Care by physicians & non-physician clinicians does not differ in community health centers
WASHINGTON (Feb. 27, 2017)–A new study examining patient health outcomes in community health centers found that nurse practitioners and physician assistants delivered care that was equivalent to care delivered by physicians. The findings, the first comparison to focus on community health centers, could have implications for the structure of health centers in the future.
"Findings from our study should be reassuring to patients who rely on community health centers for their care," said Ellen Kurtzman, associate professor in the GW School of Nursing and lead author of the paper. "We found that care is likely to be comparable regardless of whether patients are seen by a nurse practitioner, physician assistant or physician."
As the country grows more dependent on community health centers, particularly in medically underserved areas that tend to serve low-income, uninsured, immigrant and minority populations, the health care system is increasingly relying on non-physician clinicians to provide primary care.
To assess the care patients received in community health centers, Dr.
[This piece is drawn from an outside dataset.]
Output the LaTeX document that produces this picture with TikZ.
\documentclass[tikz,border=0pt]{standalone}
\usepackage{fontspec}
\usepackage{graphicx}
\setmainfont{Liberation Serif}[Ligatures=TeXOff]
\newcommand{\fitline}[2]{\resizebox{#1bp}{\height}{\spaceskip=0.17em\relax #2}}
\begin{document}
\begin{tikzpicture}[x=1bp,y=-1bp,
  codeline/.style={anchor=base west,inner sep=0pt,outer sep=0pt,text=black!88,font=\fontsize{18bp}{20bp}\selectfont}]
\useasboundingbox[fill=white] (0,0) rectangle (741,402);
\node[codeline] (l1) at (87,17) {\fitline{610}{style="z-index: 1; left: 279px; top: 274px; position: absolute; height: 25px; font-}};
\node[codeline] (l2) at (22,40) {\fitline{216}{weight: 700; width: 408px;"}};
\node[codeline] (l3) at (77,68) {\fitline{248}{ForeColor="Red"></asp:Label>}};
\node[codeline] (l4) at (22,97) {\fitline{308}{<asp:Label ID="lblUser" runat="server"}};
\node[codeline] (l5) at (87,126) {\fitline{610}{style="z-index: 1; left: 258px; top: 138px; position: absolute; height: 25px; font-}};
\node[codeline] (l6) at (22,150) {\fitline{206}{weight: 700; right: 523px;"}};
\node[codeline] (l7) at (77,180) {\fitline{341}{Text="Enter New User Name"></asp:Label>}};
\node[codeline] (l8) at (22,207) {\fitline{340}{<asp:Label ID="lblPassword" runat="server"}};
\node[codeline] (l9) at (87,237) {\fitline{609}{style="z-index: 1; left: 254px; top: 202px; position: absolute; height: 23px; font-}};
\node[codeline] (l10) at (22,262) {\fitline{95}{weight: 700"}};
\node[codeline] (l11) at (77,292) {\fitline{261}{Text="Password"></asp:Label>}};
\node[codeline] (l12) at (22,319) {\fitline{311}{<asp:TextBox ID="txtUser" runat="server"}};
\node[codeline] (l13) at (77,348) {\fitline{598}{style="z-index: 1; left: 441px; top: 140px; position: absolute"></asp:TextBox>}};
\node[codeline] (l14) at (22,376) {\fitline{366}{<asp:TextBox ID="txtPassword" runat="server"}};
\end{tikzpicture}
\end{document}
Kurtzman and her team reviewed five years of data from the National Ambulatory Medical Care Survey's Community Health Center subsample and compared nine patient outcomes by practitioner type. The patient outcomes were:
- Three quality indicators (smoking cessation counseling, depression treatment, ordering/prescribing of statins for hyperlipidemia [high levels of fat particles in the blood])
- Four measures of service utilization (physical exams, total number of health education/counseling services, imaging services, total number of medications)
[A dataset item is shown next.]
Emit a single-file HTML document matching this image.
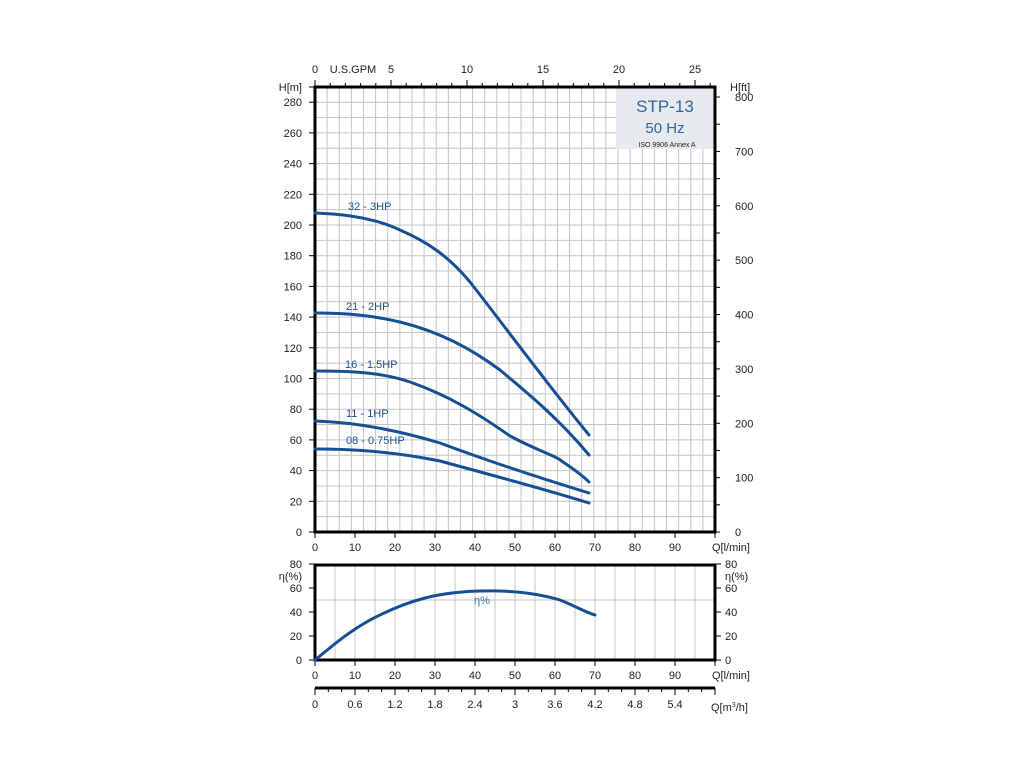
<!DOCTYPE html>
<html><head><style>
body{margin:0;background:#fff;}
svg{display:block;font-family:"Liberation Sans",sans-serif;}
</style></head><body>
<svg width="1024" height="768" viewBox="0 0 1024 768">
<g id="grid" stroke="#c4c4c4" stroke-width="1"></g>
<rect x="616" y="88" width="98" height="61" fill="#e6e9ed"/>
<text x="665" y="112" font-size="17" fill="#2f63a0" text-anchor="middle">STP-13</text>
<text x="665" y="133" font-size="15" fill="#2f63a0" text-anchor="middle">50 Hz</text>
<text x="667" y="147" font-size="7" fill="#222" text-anchor="middle">ISO 9906 Annex A</text>
<rect x="315" y="87" width="400" height="445" fill="none" stroke="#000" stroke-width="3"/>
<rect x="315" y="565" width="400" height="95" fill="none" stroke="#000" stroke-width="3"/>
<line x1="315" y1="688" x2="715" y2="688" stroke="#000" stroke-width="3"/>
<g id="ticks" stroke="#000" stroke-width="1"></g>
<g font-size="11" fill="#222" id="labels"></g>
<g fill="none" stroke="#154f94" stroke-width="3" stroke-linecap="round" stroke-linejoin="round">
<path d="M315,213 C345,214 375,218 400,230 C430,243 450,258 470,282 C500,320 540,375 589,435"/>
<path d="M315,313 C345,313 370,315 400,322 C440,332 470,348 500,370 C530,395 560,420 589,455"/>
<path d="M315,371 C350,371 380,372 410,382 C450,396 480,415 510,436 C540,452 555,455 563,462 C575,470 582,475 589,482"/>
<path d="M315,421 C350,422 390,428 440,443 C480,458 530,475 589,493"/>
<path d="M315,449 C350,449 390,451 440,461 C480,472 530,485 589,503"/>
<path d="M315,660 C330,648 345,634 370,620 C410,599 440,592 480,591 C515,590 540,594 560,600 C575,606 585,612 595,615"/>
</g>
<g font-size="11" fill="#1d4f8c">
<text x="348" y="210">32 - 3HP</text>
<text x="346" y="310">21 - 2HP</text>
<text x="345" y="368">16 - 1.5HP</text>
<text x="346" y="417">11 - 1HP</text>
<text x="346" y="444">08 - 0.75HP</text>
<text x="474" y="604" fill="#3a6ea5">η%</text>
</g>
</svg>
<script>
const NS="http://www.w3.org/2000/svg";
const g=document.getElementById('grid'),t=document.getElementById('ticks'),L=document.getElementById('labels');
function ln(p,x1,y1,x2,y2){const e=document.createElementNS(NS,'line');e.setAttribute('x1',x1);e.setAttribute('y1',y1);e.setAttribute('x2',x2);e.setAttribute('y2',y2);p.appendChild(e);}
function tx(s,x,y,a){const e=document.createElementNS(NS,'text');e.setAttribute('x',x);e.setAttribute('y',y);if(a)e.setAttribute('text-anchor',a);e.textContent=s;L.appendChild(e);return e;}
for(let i=1;i<33;i++){const x=315+i*400/33;ln(g,x,87,x,532);}
for(let m=10;m<=290;m+=10){const y=532-m*1.535;ln(g,315,y,715,y);}
for(let q=5;q<100;q+=5){const x=315+q*4;ln(g,x,565,x,660);}
ln(g,315,600,715,600);
for(let m=0;m<=280;m+=20){const y=532-m*1.535;ln(t,309,y,315,y);tx(m,302,y+4,'end');}
ln(t,309,87,315,87);tx('H[m]',302,91,'end');
for(let f=0;f<=800;f+=50){const y=532-f*0.5437;ln(t,715,y,720,y);if(f%100==0)tx(f,735,y+4,'start');}
tx('H[ft]',730,91,'start');
for(let i=0;i<=26;i++){const x=315+i*15.2;ln(t,x,i%5?83:80,x,87);}
[0,5,10,15,20,25].forEach(v=>tx(v,315+v*15.2,73,'middle'));
tx('U.S.GPM',353,73,'middle');
for(let q=0;q<=100;q+=10){const x=315+q*4;ln(t,x,532,x,538);ln(t,x,660,x,666);if(q<100){tx(q,x,551,'middle');tx(q,x,679,'middle');}}
tx('Q[l/min]',712,551,'start');tx('Q[l/min]',712,679,'start');
for(let e=0;e<=80;e+=20){const y=660-e*1.2;ln(t,309,y,315,y);ln(t,715,y,721,y);tx(e,302,y+4,'end');tx(e,725,y+4,'start');}
tx('η(%)',302,580,'end');tx('η(%)',725,580,'start');
for(let i=0;i<=30;i++){const x=315+i*400/30;ln(t,x,688,x,i%3?692:695);}
['0','0.6','1.2','1.8','2.4','3','3.6','4.2','4.8','5.4'].forEach((s,i)=>tx(s,315+i*40,708,'middle'));
const q=tx('',711,711,'start');q.innerHTML='Q[m<tspan font-size="7" dy="-4">3</tspan><tspan dy="4">/h]</tspan>';
</script>
</body></html>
- Two measures of referral pattern (return visits at a specified time, physician referrals)
The researchers found that visits to nurse practitioners and physician assistants received similar quality, services and referrals as those made to physicians.
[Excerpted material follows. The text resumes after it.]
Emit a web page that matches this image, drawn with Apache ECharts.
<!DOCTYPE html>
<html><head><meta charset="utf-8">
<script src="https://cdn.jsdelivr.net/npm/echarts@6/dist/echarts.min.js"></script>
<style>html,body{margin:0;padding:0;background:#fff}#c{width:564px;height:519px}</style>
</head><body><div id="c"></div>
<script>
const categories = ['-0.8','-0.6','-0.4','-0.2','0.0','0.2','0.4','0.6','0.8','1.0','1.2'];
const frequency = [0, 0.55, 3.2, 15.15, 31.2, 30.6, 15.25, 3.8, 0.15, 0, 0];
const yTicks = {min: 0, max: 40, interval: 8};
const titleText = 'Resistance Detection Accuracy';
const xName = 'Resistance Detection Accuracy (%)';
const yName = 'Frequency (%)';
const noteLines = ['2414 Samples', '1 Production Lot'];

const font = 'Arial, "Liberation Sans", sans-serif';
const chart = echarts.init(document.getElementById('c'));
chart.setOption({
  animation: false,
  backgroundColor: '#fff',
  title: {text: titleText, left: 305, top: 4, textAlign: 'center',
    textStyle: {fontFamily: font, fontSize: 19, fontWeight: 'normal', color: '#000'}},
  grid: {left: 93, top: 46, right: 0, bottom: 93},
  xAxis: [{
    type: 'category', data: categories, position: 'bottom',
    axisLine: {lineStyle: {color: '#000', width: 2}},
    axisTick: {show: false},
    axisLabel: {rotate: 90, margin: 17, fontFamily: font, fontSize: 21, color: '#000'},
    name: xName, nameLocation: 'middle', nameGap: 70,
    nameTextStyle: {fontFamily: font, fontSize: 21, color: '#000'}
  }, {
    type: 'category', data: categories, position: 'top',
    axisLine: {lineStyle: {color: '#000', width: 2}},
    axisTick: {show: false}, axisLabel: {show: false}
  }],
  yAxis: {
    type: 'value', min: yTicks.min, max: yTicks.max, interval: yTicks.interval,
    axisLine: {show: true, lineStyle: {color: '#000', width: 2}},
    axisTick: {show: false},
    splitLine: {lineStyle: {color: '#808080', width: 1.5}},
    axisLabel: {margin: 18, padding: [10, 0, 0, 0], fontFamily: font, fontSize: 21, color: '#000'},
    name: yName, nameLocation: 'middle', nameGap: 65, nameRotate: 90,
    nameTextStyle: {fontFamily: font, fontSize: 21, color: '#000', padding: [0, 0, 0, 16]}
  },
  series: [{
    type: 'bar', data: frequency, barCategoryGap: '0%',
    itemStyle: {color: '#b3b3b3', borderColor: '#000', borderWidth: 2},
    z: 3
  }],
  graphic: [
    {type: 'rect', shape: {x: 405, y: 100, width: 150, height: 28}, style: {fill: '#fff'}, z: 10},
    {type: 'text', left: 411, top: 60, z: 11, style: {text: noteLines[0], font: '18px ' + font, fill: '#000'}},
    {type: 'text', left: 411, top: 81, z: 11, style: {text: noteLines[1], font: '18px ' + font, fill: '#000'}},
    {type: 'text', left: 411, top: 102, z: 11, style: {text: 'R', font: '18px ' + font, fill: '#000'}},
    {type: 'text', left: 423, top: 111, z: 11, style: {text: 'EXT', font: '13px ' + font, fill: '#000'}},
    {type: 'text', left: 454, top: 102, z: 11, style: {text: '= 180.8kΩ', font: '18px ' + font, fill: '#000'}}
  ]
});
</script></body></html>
The research is encouraging for health center administrators who must meet the medical demands of their communities without compromising care. It is also important for policymakers who establish occupational policies that often restrict the autonomy of non-physician clinicians, such as nurse practitioners and physician assistants.
Another recent study led by Dr. Kurtzman that used the same dataset found that nurse practitioner outcomes did not vary in states with and without occupational restrictions of these clinicians. This suggests that lawmakers may be able to ease state restrictions without compromising the quality of patient care. The study, "Does the Regulatory Environment Affect Nurse Practitioners' Patters of Practice or Quality of Care in Health Centers?" was published in Health Services Research on Jan. 27.
The newest paper on care in community health centers was published Feb. 24 in the journal Medical Care.